• **What to do**
Give every line of the data again, unchanged, but with no pictures.

═════ Information provided ═════

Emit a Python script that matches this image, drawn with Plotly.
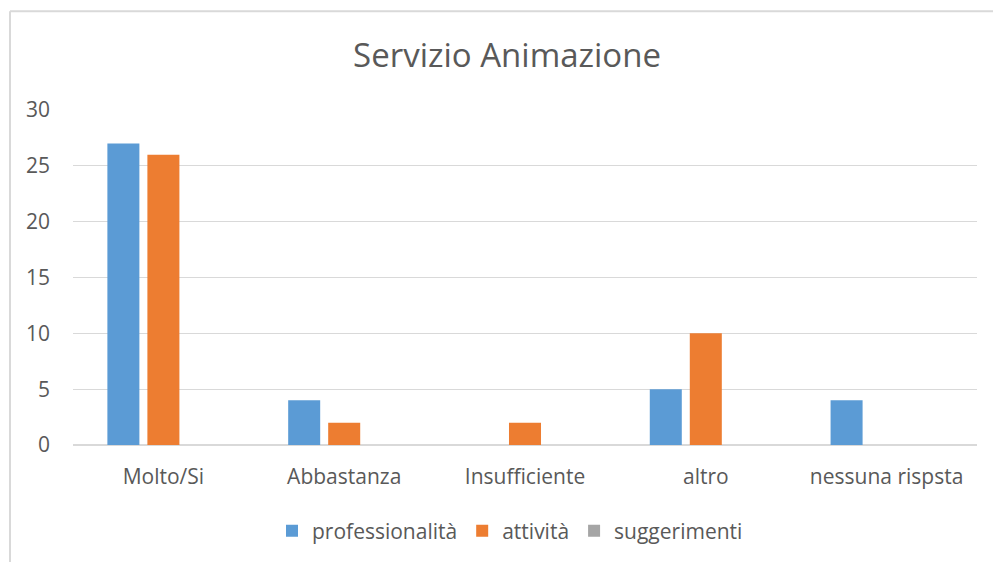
import plotly.graph_objects as go

# Data
categories = ["Molto/Si", "Abbastanza", "Insufficiente", "altro", "nessuna rispsta"]
professionalita = [27, 4, 0, 5, 4]
attivita = [26, 2, 2, 10, 0]
suggerimenti = [0, 0, 0, 0, 0]

series_names = ["professionalità", "attività", "suggerimenti"]
series_colors = ["#5B9BD5", "#ED7D31", "#A5A5A5"]

text_color = "#595959"
grid_color = "#D9D9D9"
font_family = "Open Sans"

fig = go.Figure()
for name, vals, col in zip(series_names, [professionalita, attivita, suggerimenti], series_colors):
    fig.add_trace(go.Bar(
        x=categories, y=vals, name=name,
        marker=dict(color=col, line=dict(width=0)),
    ))

# outer chart border (cropped on the right and bottom in the reference)
W, H = 993, 562
ml, mr, mt, mb = 73, 16, 110, 116
pw, ph = W - ml - mr, H - mt - mb

def px(x):
    return (x - ml) / pw

def py(y):
    return (H - mb - y) / ph

border = dict(type="line", xref="paper", yref="paper",
              line=dict(color=grid_color, width=2), layer="below")
shapes = [
    dict(border, x0=px(10), x1=px(10), y0=py(11), y1=py(H + 5)),
    dict(border, x0=px(10), x1=px(W + 5), y0=py(11), y1=py(11)),
]

fig.update_layout(
    width=W, height=H,
    margin=dict(l=ml, r=mr, t=mt, b=mb, pad=0),
    paper_bgcolor="white", plot_bgcolor="white",
    font=dict(family=font_family, size=21, color=text_color),
    title=dict(text="Servizio Animazione", x=507 / W, xanchor="center",
               y=1 - 55 / H, yanchor="middle",
               font=dict(size=33, color=text_color, family=font_family)),
    barmode="group", bargap=0.336, bargroupgap=0.2,
    showlegend=True,
    legend=dict(orientation="h", x=px(510), xanchor="center",
                y=py(531), yanchor="middle",
                font=dict(size=21, color=text_color),
                itemwidth=30, traceorder="normal"),
    xaxis=dict(showgrid=False, showline=False, ticks="", zeroline=False,
               tickfont=dict(size=21, color=text_color),
               ticklabelstandoff=17),
    yaxis=dict(range=[0, 30], dtick=5, showgrid=True, gridcolor=grid_color,
               gridwidth=1, zeroline=True, zerolinecolor=grid_color,
               zerolinewidth=1.5, showline=False, ticks="",
               tickfont=dict(size=21, color=text_color),
               ticklabelstandoff=22),
    shapes=shapes,
)

fig.write_html("out.html", config={"displayModeBar": False},
               post_script="document.body.style.margin='0';document.body.style.overflow='hidden';")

═════

• **Written answer**
Emit a Python script that matches this image, drawn with Plotly.
import plotly.graph_objects as go

# Data
categories = ["Molto/Si", "Abbastanza", "Insufficiente", "altro", "nessuna rispsta"]
professionalita = [27, 4, 0, 5, 4]
attivita = [26, 2, 2, 10, 0]
suggerimenti = [0, 0, 0, 0, 0]

series_names = ["professionalità", "attività", "suggerimenti"]
series_colors = ["#5B9BD5", "#ED7D31", "#A5A5A5"]

text_color = "#595959"
grid_color = "#D9D9D9"
font_family = "Open Sans"

fig = go.Figure()
for name, vals, col in zip(series_names, [professionalita, attivita, suggerimenti], series_colors):
    fig.add_trace(go.Bar(
        x=categories, y=vals, name=name,
        marker=dict(color=col, line=dict(width=0)),
    ))

# outer chart border (cropped on the right and bottom in the reference)
W, H = 993, 562
ml, mr, mt, mb = 73, 16, 110, 116
pw, ph = W - ml - mr, H - mt - mb

def px(x):
    return (x - ml) / pw

def py(y):
    return (H - mb - y) / ph

border = dict(type="line", xref="paper", yref="paper",
              line=dict(color=grid_color, width=2), layer="below")
shapes = [
    dict(border, x0=px(10), x1=px(10), y0=py(11), y1=py(H + 5)),
    dict(border, x0=px(10), x1=px(W + 5), y0=py(11), y1=py(11)),
]

fig.update_layout(
    width=W, height=H,
    margin=dict(l=ml, r=mr, t=mt, b=mb, pad=0),
    paper_bgcolor="white", plot_bgcolor="white",
    font=dict(family=font_family, size=21, color=text_color),
    title=dict(text="Servizio Animazione", x=507 / W, xanchor="center",
               y=1 - 55 / H, yanchor="middle",
               font=dict(size=33, color=text_color, family=font_family)),
    barmode="group", bargap=0.336, bargroupgap=0.2,
    showlegend=True,
    legend=dict(orientation="h", x=px(510), xanchor="center",
                y=py(531), yanchor="middle",
                font=dict(size=21, color=text_color),
                itemwidth=30, traceorder="normal"),
    xaxis=dict(showgrid=False, showline=False, ticks="", zeroline=False,
               tickfont=dict(size=21, color=text_color),
               ticklabelstandoff=17),
    yaxis=dict(range=[0, 30], dtick=5, showgrid=True, gridcolor=grid_color,
               gridwidth=1, zeroline=True, zerolinecolor=grid_color,
               zerolinewidth=1.5, showline=False, ticks="",
               tickfont=dict(size=21, color=text_color),
               ticklabelstandoff=22),
    shapes=shapes,
)

fig.write_html("out.html", config={"displayModeBar": False},
               post_script="document.body.style.margin='0';document.body.style.overflow='hidden';")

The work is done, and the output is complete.